Se fosse hoje em dia, acho que diriam que ela sofria do Transtorno de Déficit de Atenção e Hiperatividade (TDAH), mas tudo aconteceu na década de 1930 e o TDAH não tinha nem sido “inventado” ainda. As pessoas não sabiam que podiam ter isso. Os pais de Gillian receberam a carta da escola com grande preocupação. A mãe da Gillian a vestiu com o seu melhor vestido e os seus melhores sapatos, fez-lhe duas tranças e, temendo o pior, levou-a a um psicólogo para que a avaliasse.

- Gillian lembra que a conduziram para uma grande sala com prateleiras de madeira cheias de livros encadernados em couro. De pé, junto a uma secretária, encontrava-se um homem imponente que usava um casaco listrado. Ele levou a menina até o outro lado da sala e pediu para que se sentasse num enorme sofá de couro. Os pés de Gillian mal tocavam o chão, estava tensa. Nervosa pela impressão que poderia causar, sentou-se sobre as mãos para parar de movê-las.
- O psicólogo sentou-se na sua cadeira e durante os vinte minutos seguintes perguntou à mãe de Gillian sobre os contratempos na escola e os problemas que diziam que a menina estava causando. Apesar de não ter dirigido nenhuma das perguntas à menina, ele não deixou de observá-la com atenção em todos os momentos. Isso fez com que Gillian se sentisse desconfortável e confusa. Mesmo em tão tenra idade sabia que esse homem desempenharia um papel importante na sua vida. Sabia o que significava ir a uma “Escola Especial” e não queria nem imaginar isso na sua vida. Acreditava sinceramente que não tinha nenhum problema, mas, ao parecer, todo o mundo achava o contrário. E vendo como a sua mãe respondia às perguntas, era possível que até ela acreditasse. “Podem ter razão”, pensou Gillian.

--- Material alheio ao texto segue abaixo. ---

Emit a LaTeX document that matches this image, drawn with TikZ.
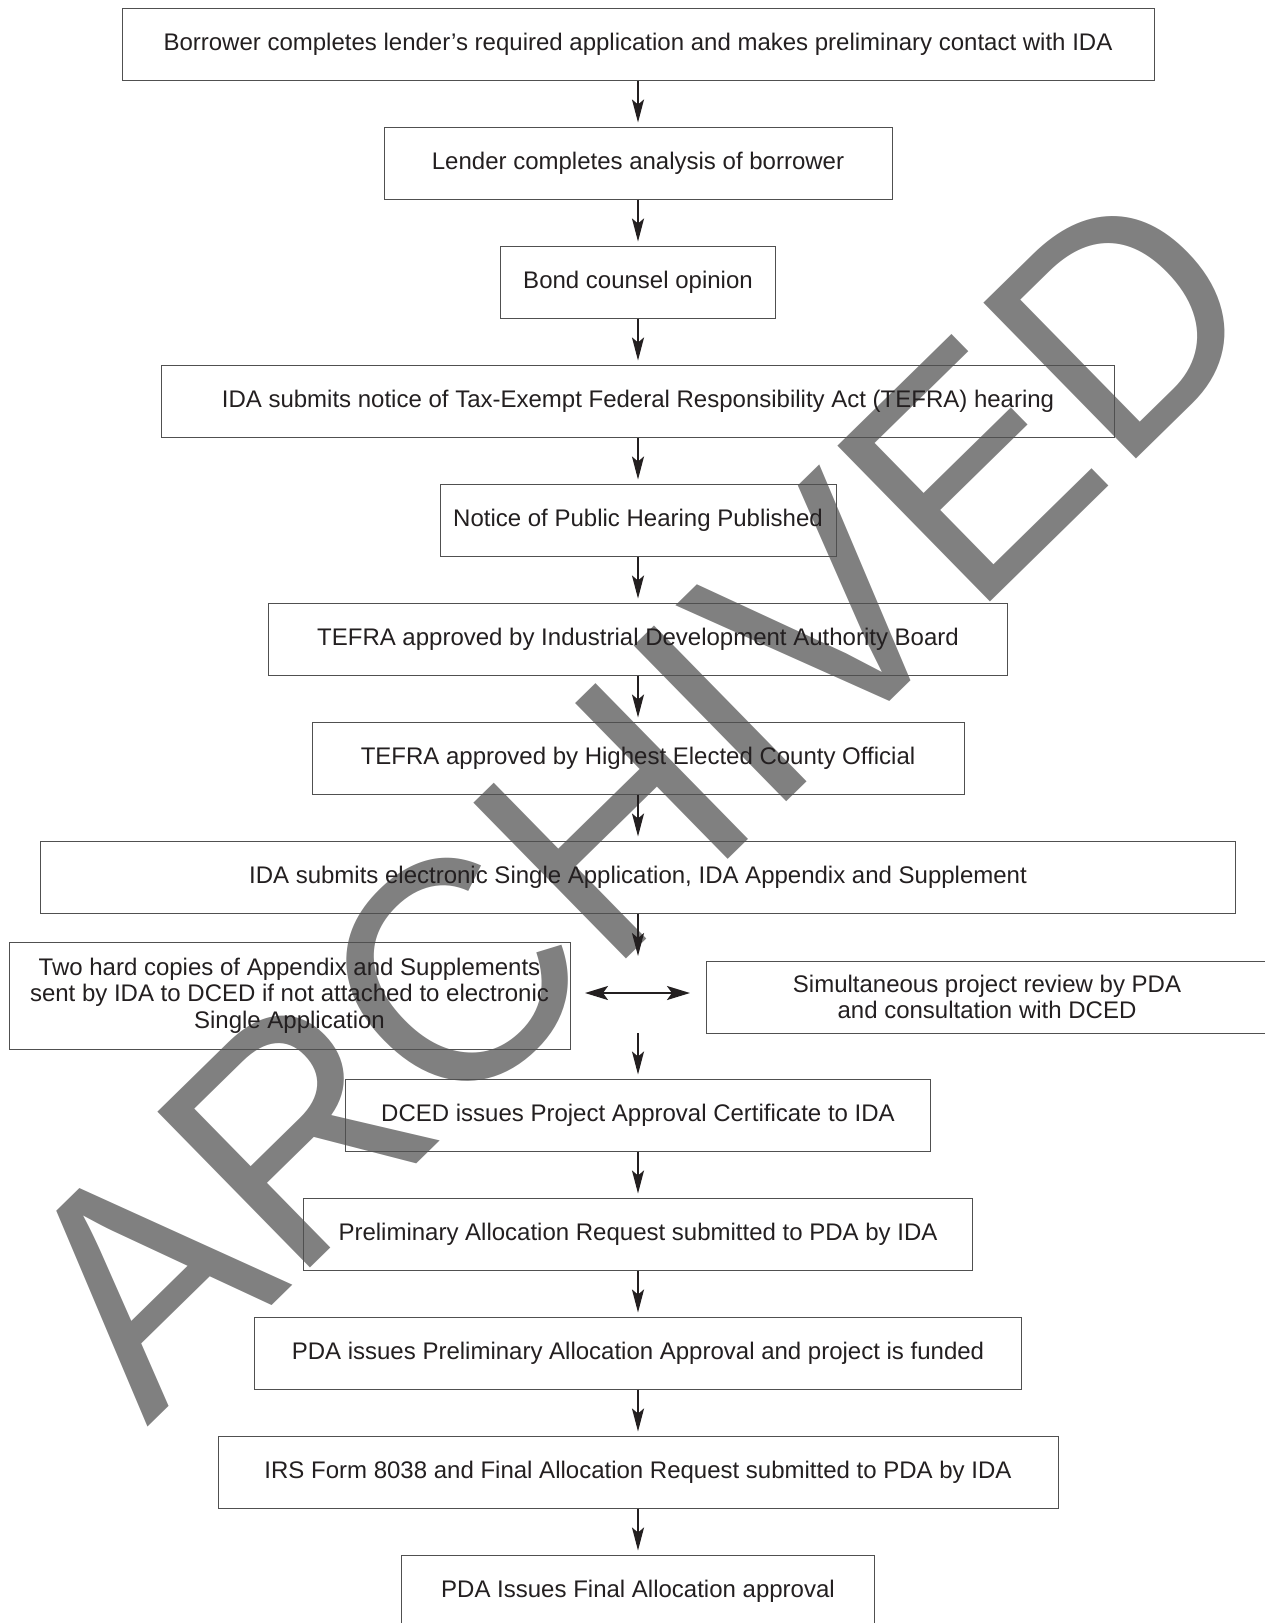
\documentclass[tikz,border=0pt]{standalone}
\usepackage{fontspec}
\setmainfont{Liberation Sans}
\usetikzlibrary{arrows.meta}
\definecolor{ink}{HTML}{231F20}
\definecolor{frame}{HTML}{505050}
\definecolor{wmgray}{HTML}{808080}
\begin{document}
\begin{tikzpicture}[x=1pt,y=-1pt,
  box/.style={draw=frame,line width=1pt,inner sep=0pt,minimum height=72pt,align=center,
    text=ink,font=\fontsize{24}{26.5}\selectfont},
  arr/.style={draw=ink,line width=2pt,-{Stealth[length=23pt,width=12pt,inset=5pt]},shorten >=4pt},
  dbl/.style={draw=ink,line width=2pt,{Stealth[length=23pt,width=14pt,inset=5pt]}-{Stealth[length=23pt,width=14pt,inset=5pt]}},
  wm/.style={text=wmgray,inner sep=0pt,anchor=base west,rotate=44.4,font=\fontsize{317}{317}\selectfont}]
\useasboundingbox (0,0) rectangle (1265,1623);
\node[wm] (wm) at (147,1428) {\scalebox{0.965}[1]{ARCHIVED}};
\node[box,minimum width=1032pt] (b1) at (638,44) {Borrower completes lender’s required application and makes preliminary contact with IDA};
\node[box,minimum width=508pt] (b2) at (638,163) {Lender completes analysis of borrower};
\node[box,minimum width=275pt] (b3) at (638,282) {Bond counsel opinion};
\node[box,minimum width=953pt] (b4) at (638,401) {IDA submits notice of Tax-Exempt Federal Responsibility Act (TEFRA) hearing};
\node[box,minimum width=396pt] (b5) at (638,520) {Notice of Public Hearing Published};
\node[box,minimum width=739pt] (b6) at (638,639) {TEFRA approved by Industrial Development Authority Board};
\node[box,minimum width=652pt] (b7) at (638,758) {TEFRA approved by Highest Elected County Official};
\node[box,minimum width=1195pt] (b8) at (638,877) {IDA submits electronic Single Application, IDA Appendix and Supplement};
\node[box,minimum width=561pt,minimum height=107pt] (b9) at (289.5,995.5) {Two hard copies of Appendix and Supplements\\sent by IDA to DCED if not attached to electronic\\Single Application};
\node[box,minimum width=562pt] (b10) at (987,997) {Simultaneous project review by PDA\\and consultation with DCED};
\node[box,minimum width=585pt] (b11) at (638,1115) {DCED issues Project Approval Certificate to IDA};
\node[box,minimum width=669pt] (b12) at (638,1234) {Preliminary Allocation Request submitted to PDA by IDA};
\node[box,minimum width=767pt] (b13) at (638,1353) {PDA issues Preliminary Allocation Approval and project is funded};
\node[box,minimum width=840pt] (b14) at (638,1472) {IRS Form 8038 and Final Allocation Request submitted to PDA by IDA};
\node[box,minimum width=473pt] (b15) at (638,1591) {PDA Issues Final Allocation approval};
\coordinate (m1) at (638,960);
\coordinate (m2) at (638,1033);
\coordinate (dl) at (585,993);
\coordinate (dr) at (690,993);
\draw[arr] (b1) -- (b2);
\draw[arr] (b2) -- (b3);
\draw[arr] (b3) -- (b4);
\draw[arr] (b4) -- (b5);
\draw[arr] (b5) -- (b6);
\draw[arr] (b6) -- (b7);
\draw[arr] (b7) -- (b8);
\draw[arr] (b8) -- (m1);
\draw[arr] (m2) -- (b11);
\draw[arr] (b11) -- (b12);
\draw[arr] (b12) -- (b13);
\draw[arr] (b13) -- (b14);
\draw[arr] (b14) -- (b15);
\draw[dbl] (dl) -- (dr);
\end{tikzpicture}
\end{document}
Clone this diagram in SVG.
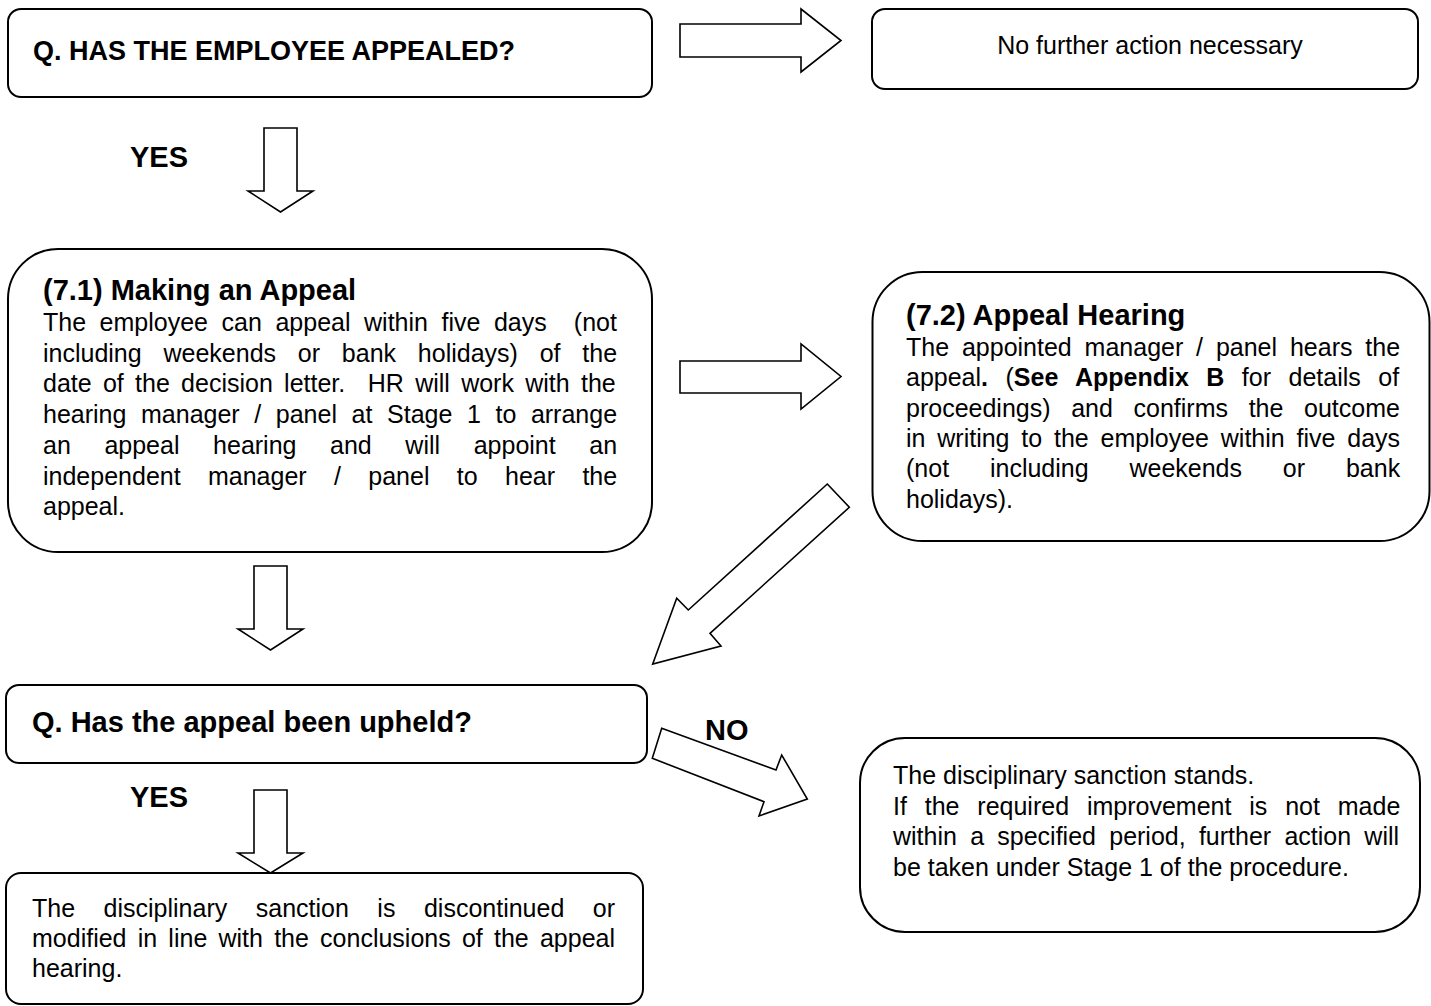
<svg xmlns="http://www.w3.org/2000/svg" width="1431" height="1006" viewBox="0 0 1431 1006">
<style>
.box{fill:#fff;stroke:#000;stroke-width:2}
.arr{fill:#fff;stroke:#000;stroke-width:1.6;stroke-linejoin:miter}
text{font-family:"Liberation Sans",Arial,sans-serif;fill:#000}
.b{font-weight:bold;font-size:29px}
.t{font-size:25px}
.bb{font-weight:bold}
</style>
<rect width="1431" height="1006" fill="#fff"/>
<g id="connectors">
<polygon class="arr" points="680,24 801,24 801,9 841,40.5 801,72 801,57 680,57"/>
<polygon class="arr" points="264,128 297,128 297,191 313,191 280.5,212 248,191 264,191"/>
<polygon class="arr" points="680,361 801,361 801,344 841,376.5 801,409 801,393 680,393"/>
<polygon class="arr" points="827.3,484 849.3,507.3 710,633.3 721,646 652.7,664 676.7,598.3 688.3,610"/>
<polygon class="arr" points="254,566 287,566 287,629 303,629 270.5,650 238,629 254,629"/>
<polygon class="arr" points="661.7,728.3 776,770 781.7,755 807.3,799 759,816 764,801.7 652.3,758.3"/>
<polygon class="arr" points="254,790 287,790 287,853 303,853 270.5,873 238,853 254,853"/>
<text class="b" x="130" y="167">YES</text>
<text class="b" x="705" y="740">NO</text>
<text class="b" x="130" y="807">YES</text>
</g>
<g id="q-appealed">
<rect class="box" x="8" y="9" width="644" height="88" rx="13"/>
<text class="b" x="33" y="60" style="font-size:27px">Q. HAS THE EMPLOYEE APPEALED?</text>
</g>
<g id="no-action">
<rect class="box" x="872" y="9" width="546" height="80" rx="13"/>
<text class="t" x="1150" y="54" text-anchor="middle">No further action necessary</text>
</g>
<g id="making-appeal">
<rect class="box" x="8" y="249" width="644" height="303" rx="50"/>
<text class="b" x="43" y="300">(7.1) Making an Appeal</text>
<text class="t" x="43" y="331" xml:space="preserve" word-spacing="6.6">The employee can appeal within five days  (not</text>
<text class="t" x="43" y="361.7" word-spacing="14.84">including weekends or bank holidays) of the</text>
<text class="t" x="43" y="392.4" xml:space="preserve" word-spacing="4.33">date of the decision letter.  HR will work with the</text>
<text class="t" x="43" y="423.1" word-spacing="7.65">hearing manager / panel at Stage 1 to arrange</text>
<text class="t" x="43" y="453.8" word-spacing="26.65">an appeal hearing and will appoint an</text>
<text class="t" x="43" y="484.5" word-spacing="20.4">independent manager / panel to hear the</text>
<text class="t" x="43" y="515.2">appeal.</text>
</g>
<g id="appeal-hearing">
<rect class="box" x="872.5" y="272" width="557" height="269" rx="50"/>
<text class="b" x="906" y="325">(7.2) Appeal Hearing</text>
<text class="t" x="906" y="356" word-spacing="5.9">The appointed manager / panel hears the</text>
<text class="t" x="906" y="386.3" word-spacing="10.55">appeal<tspan class="bb">.</tspan> (<tspan class="bb">See Appendix B</tspan> for details of</text>
<text class="t" x="906" y="416.6" word-spacing="13.7">proceedings) and confirms the outcome</text>
<text class="t" x="906" y="446.9" word-spacing="4.87">in writing to the employee within five days</text>
<text class="t" x="906" y="477.2" word-spacing="33.9">(not including weekends or bank</text>
<text class="t" x="906" y="507.5">holidays).</text>
</g>
<g id="q-upheld">
<rect class="box" x="6" y="685" width="641" height="78" rx="13"/>
<text class="b" x="32" y="732">Q. Has the appeal been upheld?</text>
</g>
<g id="sanction-modified">
<rect class="box" x="6" y="873" width="637" height="131" rx="15"/>
<text class="t" x="32" y="917" word-spacing="21.56">The disciplinary sanction is discontinued or</text>
<text class="t" x="32" y="947" word-spacing="4.26">modified in line with the conclusions of the appeal</text>
<text class="t" x="32" y="977">hearing.</text>
</g>
<g id="sanction-stands">
<rect class="box" x="860" y="738" width="560" height="194" rx="45"/>
<text class="t" x="893" y="784">The disciplinary sanction stands.</text>
<text class="t" x="893" y="814.5" word-spacing="10.9">If the required improvement is not made</text>
<text class="t" x="893" y="845" word-spacing="6.3">within a specified period, further action will</text>
<text class="t" x="893" y="875.5">be taken under Stage 1 of the procedure.</text>
</g>
</svg>
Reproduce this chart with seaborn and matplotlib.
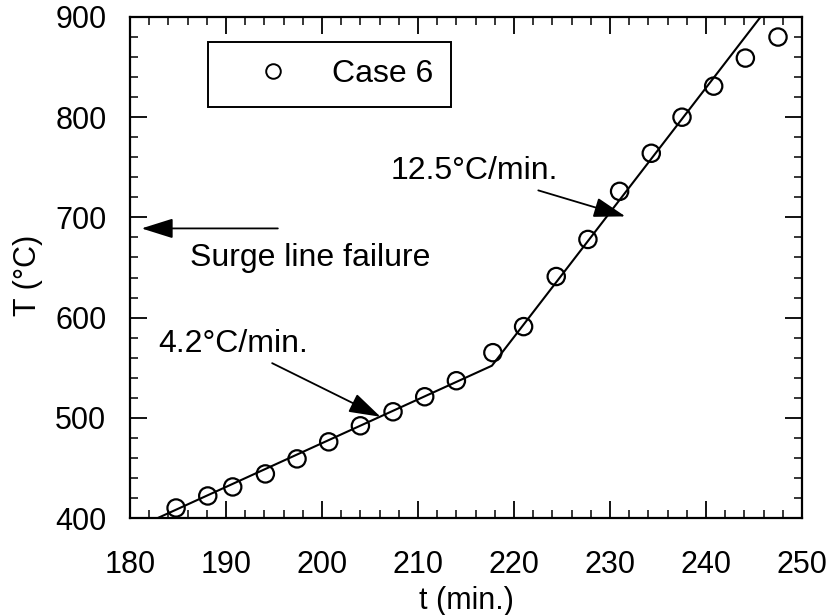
import matplotlib
matplotlib.use("Agg")
import matplotlib.pyplot as plt
from matplotlib.lines import Line2D
from matplotlib.ticker import MultipleLocator
import seaborn as sns
import pandas as pd

# measured data (Case 6)
t_case6 = [184.8, 188.1, 190.7, 194.1, 197.4, 200.7, 204.0, 207.4, 210.7, 214.0,
           217.8, 221.0, 224.4, 227.7, 231.0, 234.3, 237.5, 240.8, 244.1, 247.5]
T_case6 = [410, 422, 431, 444, 459, 476, 492, 506, 521, 537,
           565, 591, 641, 678, 726, 764, 800, 831, 859, 880]

# piecewise linear fit (4.2 and 12.5 C/min)
t_fit = [182.9, 217.7, 246.0]
T_fit = [400, 552, 904]

x_ticks = [180, 190, 200, 210, 220, 230, 240, 250]
y_ticks = [400, 500, 600, 700, 800, 900]

sns.set_theme(style="ticks")
plt.rcParams['font.family'] = ['Liberation Sans', 'DejaVu Sans']
plt.rcParams['text.color'] = 'black'
plt.rcParams['axes.labelcolor'] = 'black'
plt.rcParams['xtick.color'] = 'black'
plt.rcParams['ytick.color'] = 'black'

fig = plt.figure(figsize=(8.36, 6.15), dpi=100)
ax = fig.add_axes([130/836, 1-518/615, (802-130)/836, (518-17)/615])

df_pts = pd.DataFrame({"t": t_case6, "T": T_case6})
df_fit = pd.DataFrame({"t": t_fit, "T": T_fit})

sns.lineplot(data=df_fit, x="t", y="T", ax=ax, color="black", linewidth=1.5,
             estimator=None, sort=False)
sns.scatterplot(data=df_pts, x="t", y="T", ax=ax, marker="o", s=155,
                facecolor="none", edgecolor="black", linewidth=1.6, zorder=3)

ax.set_xlim(180, 250)
ax.set_ylim(400, 900)
ax.set_xticks(x_ticks)
ax.set_yticks(y_ticks)
ax.xaxis.set_minor_locator(MultipleLocator(2))
ax.yaxis.set_minor_locator(MultipleLocator(20))
ax.tick_params(which="both", direction="in", top=True, right=True, color="black")
ax.tick_params(which="major", length=12, width=1.3, labelsize=22)
ax.tick_params(axis="x", which="major", pad=23)
ax.tick_params(axis="y", which="major", pad=17)
ax.tick_params(which="minor", length=6, width=1.1)
for sp in ax.spines.values():
    sp.set_linewidth(1.6)
    sp.set_color("black")

ax.set_xlabel("t (min.)", fontsize=22, labelpad=4)
ax.set_ylabel("T (°C)", fontsize=22)
ax.yaxis.set_label_coords(-0.129, 0.485)

arrow_kw = dict(arrowstyle="-|>,head_length=0.7,head_width=0.22", color="black",
                lw=1.3, mutation_scale=28)

# annotations
ax.annotate("4.2°C/min.", xy=(206.1, 501), xytext=(198.5, 574),
            fontsize=23, ha="right", va="center",
            arrowprops=dict(**arrow_kw, shrinkA=2, shrinkB=0))
ax.annotate("12.5°C/min.", xy=(231.6, 701), xytext=(224.6, 746),
            fontsize=23, ha="right", va="center",
            arrowprops=dict(**arrow_kw, shrinkA=2, shrinkB=0))
ax.annotate("", xy=(181.2, 689), xytext=(195.4, 689),
            arrowprops=dict(**arrow_kw, shrinkA=0, shrinkB=0))
ax.text(186.2, 659, "Surge line failure", fontsize=23, ha="left", va="center")

handle = Line2D([], [], marker="o", linestyle="none", markerfacecolor="none",
                markeredgecolor="black", markersize=10.5, markeredgewidth=1.4)
leg = ax.legend([handle], ["Case 6"], loc="upper left",
                bbox_to_anchor=((208-130)/672, 1-(41.7-17)/501),
                fontsize=23, frameon=True, fancybox=False, handletextpad=0.33,
                borderpad=0.55, borderaxespad=0, handlelength=3.0)
leg.get_frame().set_edgecolor("black")
leg.get_frame().set_linewidth(1.4)
leg.get_frame().set_alpha(1)

fig.savefig("out.png", dpi=100)
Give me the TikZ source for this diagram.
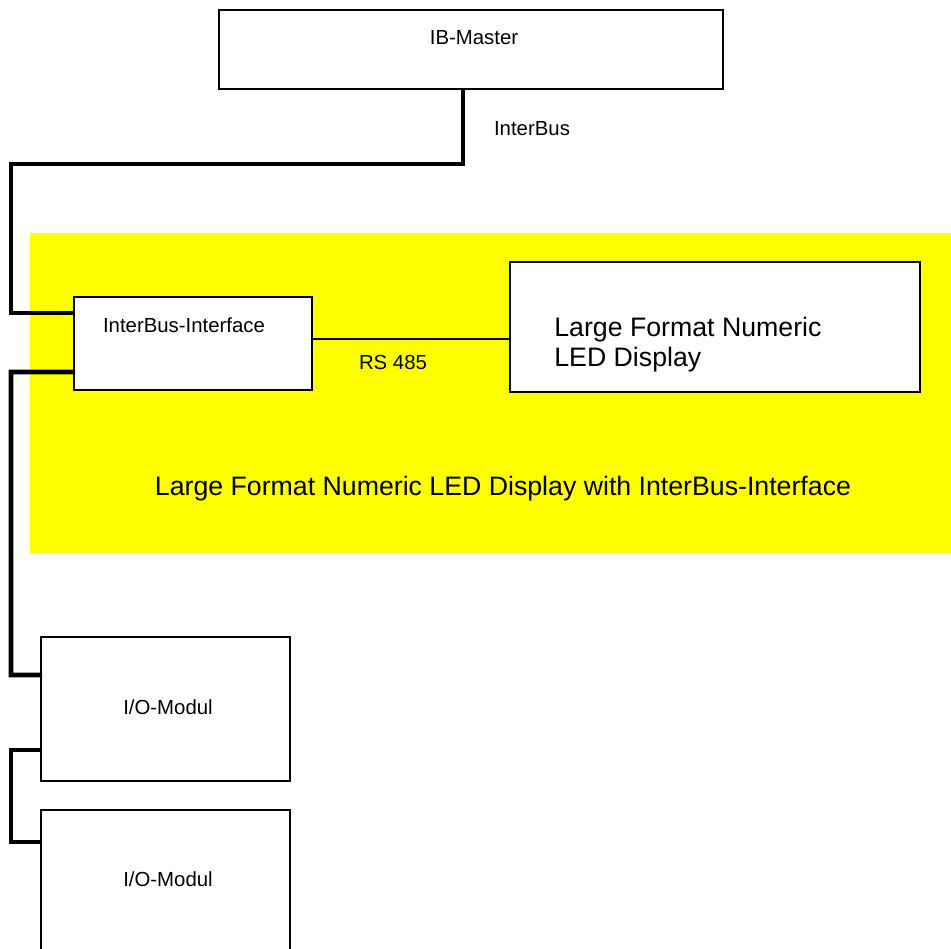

- Finalmente, a mãe de Gillian e o psicólogo deixaram de falar. O homem levantou-se da cadeira, caminhou até o sofá onde ela estava e sentou-se ao lado da pequena. “Gillian, você teve muita paciência e te agradeço por isso, mas receio que tenha que continuar a ter paciência por mais um tempo. Agora preciso falar com a sua mãe em particular. Vamos sair por uns minutos. Não se preocupe, não vamos demorar”. Gillian acenou, inquieta, e os dois adultos deixaram a menina ali sentada, sozinha. Mas antes de sair da sala, o psicólogo ligou o rádio.
- Assim que saíram e chegaram ao corredor, o psicólogo disse à mãe da Gillian: “Fique aqui por um momento e observe o que ela está fazendo”. Ficaram de pé ao lado de uma janela da sala que dava para o corredor, de onde a menina não conseguia vê-los. Quase de imediato, Gillian levantou-se e começou a mover-se por todo o espaço, seguindo o ritmo da música. Os dois adultos a observaram em silêncio por alguns minutos, fascinados pela graça da menina. Qualquer um teria percebido que havia algo natural – mesmo primitivo – nos movimentos da Gillian. E qualquer um teria percebido a expressão de absoluto prazer do seu rosto.
- Por fim, o psicólogo virou-se para a mãe da Gillian e disse: “Sra. Lynne, a Gillian não está doente. Ela é dançarina. Leve-a para uma escola de dança”. A sua mãe fez o que lhe foi recomendado. “É impossível expressar o maravilhoso que foi”, disse Gillian, muito tempo depois. “Entrei naquela sala cheia de pessoas como eu. Pessoas que não podiam ficar sentadas sem se mexerem. Pessoas que tinham que se mover para poder pensar.”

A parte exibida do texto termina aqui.